Exercise details -
Reproduce the listing below exactly, beginning with its first line and ending with the line that holds "YAxis, CartesianGrid, Label"; pictures are not part of the copy.

>>>

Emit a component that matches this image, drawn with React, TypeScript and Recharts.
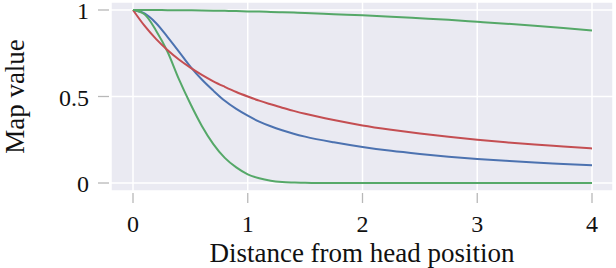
import React from 'react';
import { LineChart, Line, XAxis, YAxis, CartesianGrid, Label } from 'recharts';

// distance from head position (x)
const distances = [0, 0.1, 0.2, 0.3, 0.4, 0.5, 0.6, 0.7, 0.8, 0.9, 1, 1.1, 1.2, 1.3, 1.4, 1.5, 1.75, 2, 2.25, 2.5, 2.75, 3, 3.25, 3.5, 3.75, 4];

// map values
const blueValues = [1, 0.98, 0.925, 0.845, 0.76, 0.673, 0.598, 0.534, 0.475, 0.428, 0.389, 0.355, 0.328, 0.305, 0.285, 0.268, 0.235, 0.208, 0.186, 0.168, 0.152, 0.139, 0.128, 0.118, 0.11, 0.102];
const redValues = [1, 0.909, 0.833, 0.769, 0.714, 0.667, 0.625, 0.588, 0.556, 0.526, 0.5, 0.476, 0.455, 0.435, 0.417, 0.4, 0.364, 0.333, 0.308, 0.286, 0.267, 0.25, 0.235, 0.222, 0.211, 0.2];
const greenSteepValues = [1, 0.975, 0.882, 0.76, 0.6, 0.458, 0.33, 0.225, 0.145, 0.09, 0.05, 0.027, 0.013, 0.006, 0.003, 0.001, 0, 0, 0, 0, 0, 0, 0, 0, 0, 0];
const greenFlatValues = [1, 1, 1, 0.999, 0.999, 0.998, 0.997, 0.996, 0.995, 0.994, 0.992, 0.991, 0.989, 0.987, 0.985, 0.983, 0.976, 0.969, 0.961, 0.952, 0.943, 0.932, 0.921, 0.909, 0.896, 0.882];

const xTicks = [0, 1, 2, 3, 4];
const yTicks = [0, 0.5, 1];

const data = distances.map((x, i) => ({
  x,
  blue: blueValues[i],
  greenSteep: greenSteepValues[i],
  red: redValues[i],
  greenFlat: greenFlatValues[i],
}));

const TICK_COLOR = '#b8b8b8';
const SERIF = 'Liberation Serif';

const XTick = ({ x, y, payload }: any) => (
  <g>
    <line x1={x} x2={x} y1={y + 2} y2={y + 12} stroke={TICK_COLOR} strokeWidth={1.3} />
    <text x={x} y={y + 41} textAnchor="middle" fontFamily={SERIF} fontSize={24} fill="#111">
      {String(payload.value)}
    </text>
  </g>
);

const YTick = ({ x, y, payload }: any) => (
  <g>
    <line x1={x - 13} x2={x - 2} y1={y} y2={y} stroke={TICK_COLOR} strokeWidth={1.3} />
    <text x={x - 22} y={y + 9} textAnchor="end" fontFamily={SERIF} fontSize={24} fill="#111">
      {String(payload.value)}
    </text>
  </g>
);

export default function App() {
  return (
    <div style={{ position: 'absolute', left: 0, top: 0, width: 616, height: 268, background: '#fff' }}>
      <LineChart width={616} height={268} data={data} margin={{ top: 2, right: 3, bottom: 0, left: 0 }}>
        <CartesianGrid fill="#eaeaf2" stroke="#ffffff" strokeWidth={1.5} />
        <XAxis
          dataKey="x"
          type="number"
          domain={[-0.1917, 4.183]}
          ticks={xTicks}
          height={77}
          tickSize={0}
          tickMargin={0}
          tickLine={false}
          axisLine={false}
          tick={<XTick />}
          allowDataOverflow
        >
          <Label
            content={({ viewBox }: any) => (
              <text x={viewBox.x + viewBox.width / 2} y={261.5} textAnchor="middle" fontFamily={SERIF} fontSize={27} fill="#111">
                Distance from head position
              </text>
            )}
          />
        </XAxis>
        <YAxis
          type="number"
          domain={[-0.0462, 1.0462]}
          ticks={yTicks}
          width={111}
          tickSize={0}
          tickMargin={0}
          tickLine={false}
          axisLine={false}
          tick={<YTick />}
          allowDataOverflow
        >
          <Label
            content={({ viewBox }: any) => {
              const cy = viewBox.y + viewBox.height / 2;
              return (
                <text x={24} y={cy} transform={`rotate(-90, 24, ${cy})`} textAnchor="middle" fontFamily={SERIF} fontSize={27} fill="#111">
                  Map value
                </text>
              );
            }}
          />
        </YAxis>
        <Line type="monotone" dataKey="blue" stroke="#4c72b0" strokeWidth={2} dot={false} isAnimationActive={false} />
        <Line type="monotone" dataKey="greenSteep" stroke="#55a868" strokeWidth={2} dot={false} isAnimationActive={false} />
        <Line type="monotone" dataKey="red" stroke="#c44e52" strokeWidth={2} dot={false} isAnimationActive={false} />
        <Line type="monotone" dataKey="greenFlat" stroke="#55a868" strokeWidth={2} dot={false} isAnimationActive={false} />
      </LineChart>
    </div>
  );
}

<<<

Output -
Emit a component that matches this image, drawn with React, TypeScript and Recharts.
import React from 'react';
import { LineChart, Line, XAxis, YAxis, CartesianGrid, Label } from 'recharts';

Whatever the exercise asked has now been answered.